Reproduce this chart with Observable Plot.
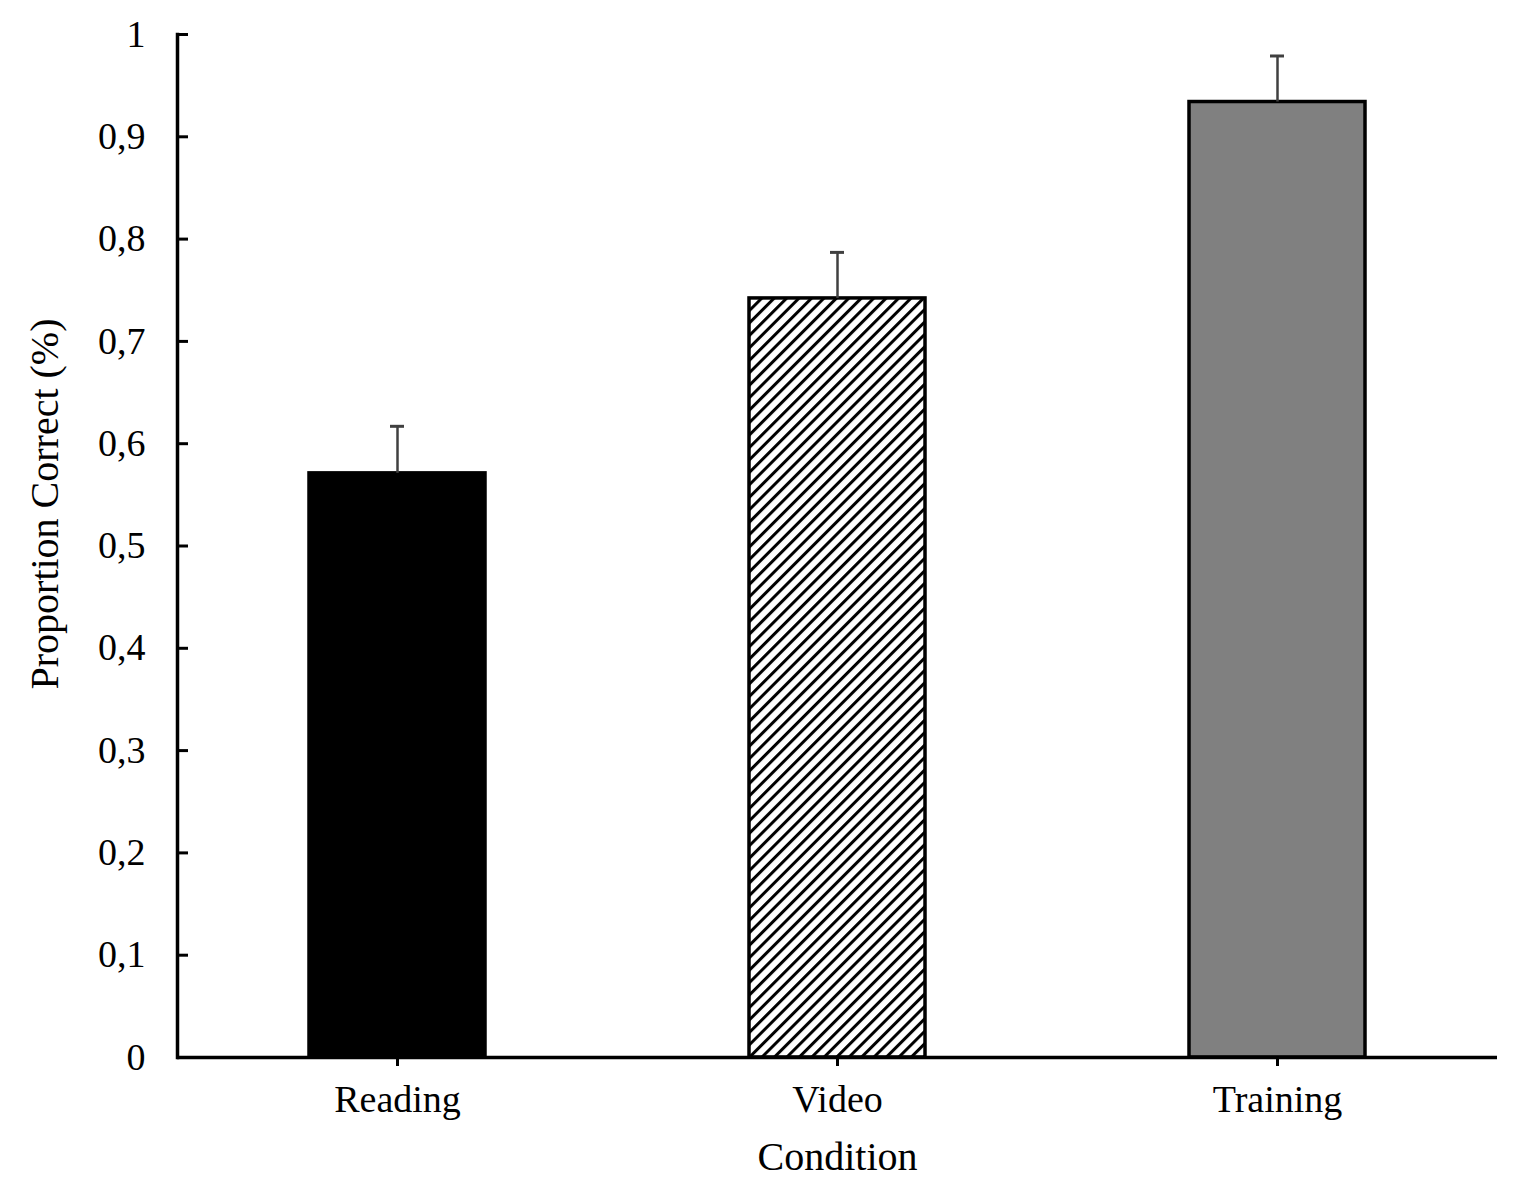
<!DOCTYPE html>
<html>
<head>
<meta charset="utf-8">
<script src="https://cdn.jsdelivr.net/npm/d3@7"></script>
<script src="https://cdn.jsdelivr.net/npm/@observablehq/plot@0.6"></script>
<style>
  html, body { margin: 0; padding: 0; background: #fff; }
  #chart svg { display: block; }
</style>
</head>
<body>
<div id="chart"></div>
<script>
const categories = ["Reading", "Video", "Training"];
const means = [0.571, 0.742, 0.934];
const errors = [0.046, 0.045, 0.045];
const fills = ["#000000", "url(#hatch)", "#808080"];
const yTicks = [0, 0.1, 0.2, 0.3, 0.4, 0.5, 0.6, 0.7, 0.8, 0.9, 1];
const yTickLabels = ["0", "0,1", "0,2", "0,3", "0,4", "0,5", "0,6", "0,7", "0,8", "0,9", "1"];
const xTitle = "Condition";
const yTitle = "Proportion Correct (%)";

const data = categories.map((c, i) => ({cat: c, mean: means[i], err: errors[i], top: means[i] + errors[i], fill: fills[i]}));
const tickData = yTicks.map((v, i) => ({v, label: yTickLabels[i]}));

const W = 1535, H = 1189;
const mL = 177, mR = 38, mT = 34, mB = 132;

const svg = Plot.plot({
  width: W,
  height: H,
  marginLeft: mL,
  marginRight: mR,
  marginTop: mT,
  marginBottom: mB,
  style: {fontFamily: "'Liberation Serif', 'Times New Roman', serif", fontSize: "38px", color: "#000", background: "#fff"},
  x: {domain: categories, paddingInner: 0.6, paddingOuter: 0.3, label: null},
  y: {domain: [0, 1], label: null, axis: null},
  marks: [
    Plot.barY(data, {x: "cat", y: "mean", fill: "fill", stroke: "#000", strokeWidth: 3.5}),
    Plot.ruleX(data, {x: "cat", y1: "mean", y2: "top", stroke: "#404040", strokeWidth: 2.5}),
    Plot.tickY(data, {x: "cat", y: "top", stroke: "#404040", strokeWidth: 3, insetLeft: 81, insetRight: 81}),
    // y axis line
    Plot.frame({anchor: "left", stroke: "#000", strokeWidth: 3.5}),
    // inward y ticks
    Plot.tickY(tickData, {y: "v", stroke: "#000", strokeWidth: 3, insetRight: (W - mL - mR) - 11}),
    // y tick labels
    Plot.text(tickData, {y: "v", text: "label", frameAnchor: "left", textAnchor: "end", dx: -32, fontSize: 38, fill: "#000"}),
    // x axis line
    Plot.ruleY([0], {stroke: "#000", strokeWidth: 3.5}),
    Plot.axisX({tickSize: 9, tickPadding: 19, strokeWidth: 3, stroke: "#000", fontSize: 38, fill: "#000", label: null}),
    Plot.text([xTitle], {frameAnchor: "bottom", textAnchor: "middle", dy: 112, fontSize: 40, fill: "#000"}),
    Plot.text([yTitle], {frameAnchor: "left", textAnchor: "middle", lineAnchor: "middle", dx: -132, dy: -42, rotate: -90, fontSize: 40, fill: "#000"})
  ]
});

// hatch pattern definition
const ns = "http://www.w3.org/2000/svg";
const defs = document.createElementNS(ns, "defs");
const pat = document.createElementNS(ns, "pattern");
pat.setAttribute("id", "hatch");
pat.setAttribute("patternUnits", "userSpaceOnUse");
pat.setAttribute("width", "8.8");
pat.setAttribute("height", "8.8");
pat.setAttribute("patternTransform", "rotate(45)");
const bg = document.createElementNS(ns, "rect");
bg.setAttribute("width", "8.8");
bg.setAttribute("height", "8.8");
bg.setAttribute("fill", "#fff");
const ln = document.createElementNS(ns, "line");
ln.setAttribute("x1", "1.5"); ln.setAttribute("y1", "0");
ln.setAttribute("x2", "1.5"); ln.setAttribute("y2", "8.8");
ln.setAttribute("stroke", "#000");
ln.setAttribute("stroke-width", "3");
pat.appendChild(bg);
pat.appendChild(ln);
defs.appendChild(pat);
svg.insertBefore(defs, svg.firstChild);

document.getElementById("chart").appendChild(svg);
</script>
</body>
</html>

--

**AIM**
Give back exactly the lines from the first line of the data through the line with "const mL = 177, mR = 38, mT = 34, mB = 132;", pictures excluded.

**WRITTEN REPLY**
Reproduce this chart with Observable Plot.
<!DOCTYPE html>
<html>
<head>
<meta charset="utf-8">
<script src="https://cdn.jsdelivr.net/npm/d3@7"></script>
<script src="https://cdn.jsdelivr.net/npm/@observablehq/plot@0.6"></script>
<style>
  html, body { margin: 0; padding: 0; background: #fff; }
  #chart svg { display: block; }
</style>
</head>
<body>
<div id="chart"></div>
<script>
const categories = ["Reading", "Video", "Training"];
const means = [0.571, 0.742, 0.934];
const errors = [0.046, 0.045, 0.045];
const fills = ["#000000", "url(#hatch)", "#808080"];
const yTicks = [0, 0.1, 0.2, 0.3, 0.4, 0.5, 0.6, 0.7, 0.8, 0.9, 1];
const yTickLabels = ["0", "0,1", "0,2", "0,3", "0,4", "0,5", "0,6", "0,7", "0,8", "0,9", "1"];
const xTitle = "Condition";
const yTitle = "Proportion Correct (%)";

const data = categories.map((c, i) => ({cat: c, mean: means[i], err: errors[i], top: means[i] + errors[i], fill: fills[i]}));
const tickData = yTicks.map((v, i) => ({v, label: yTickLabels[i]}));

const W = 1535, H = 1189;
const mL = 177, mR = 38, mT = 34, mB = 132;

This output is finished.